Forty years ago David Ogilvy warned people at his agency to never forget “the consumer is not a moron, she’s your wife”. It would appear that all these years later, the only thing that needs to be added to this sage advice is “or your husband”. Because judging from a lot of advertising out there, we clearly don’t think our audience is as smart as we are. S-o, w-e h-a-v-e t-o s-p-e-l-l i-t o-u-t f-o-r t-h-e-m. Which is about as fun as reading that was.

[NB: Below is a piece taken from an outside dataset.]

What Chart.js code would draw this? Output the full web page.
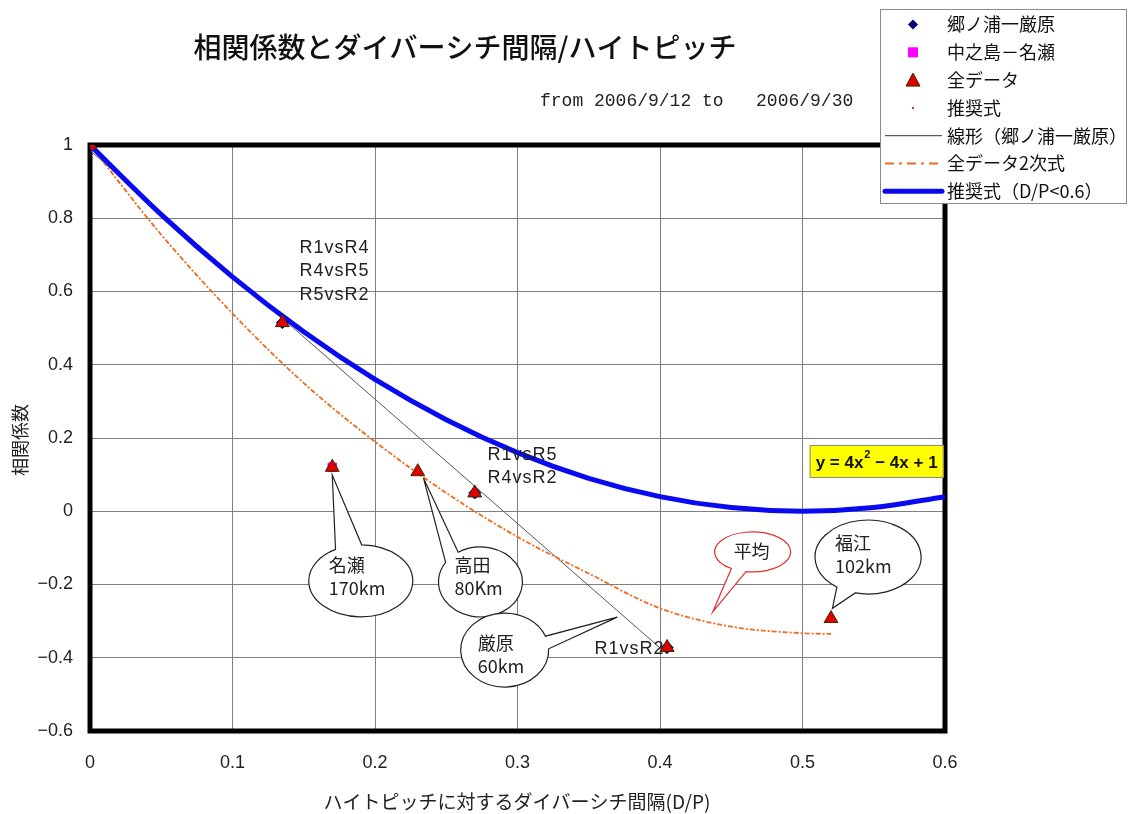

Our advertising simply doesn’t seem to have much faith in our audience’s appreciation for subtlety, wit, charm, nuance or grace. We just don’t trust those rubes to connect the dots. So instead, a lot of advertising continues to tell people what to do and what to believe, enjoying all the success of the warden in Cool Hand Luke.
Worse still, this lack of respect for the intelligence of the people we’re trying to connect with leads to another behavior that is absolute anathema to effective communication. We don’t listen to these people very well, either.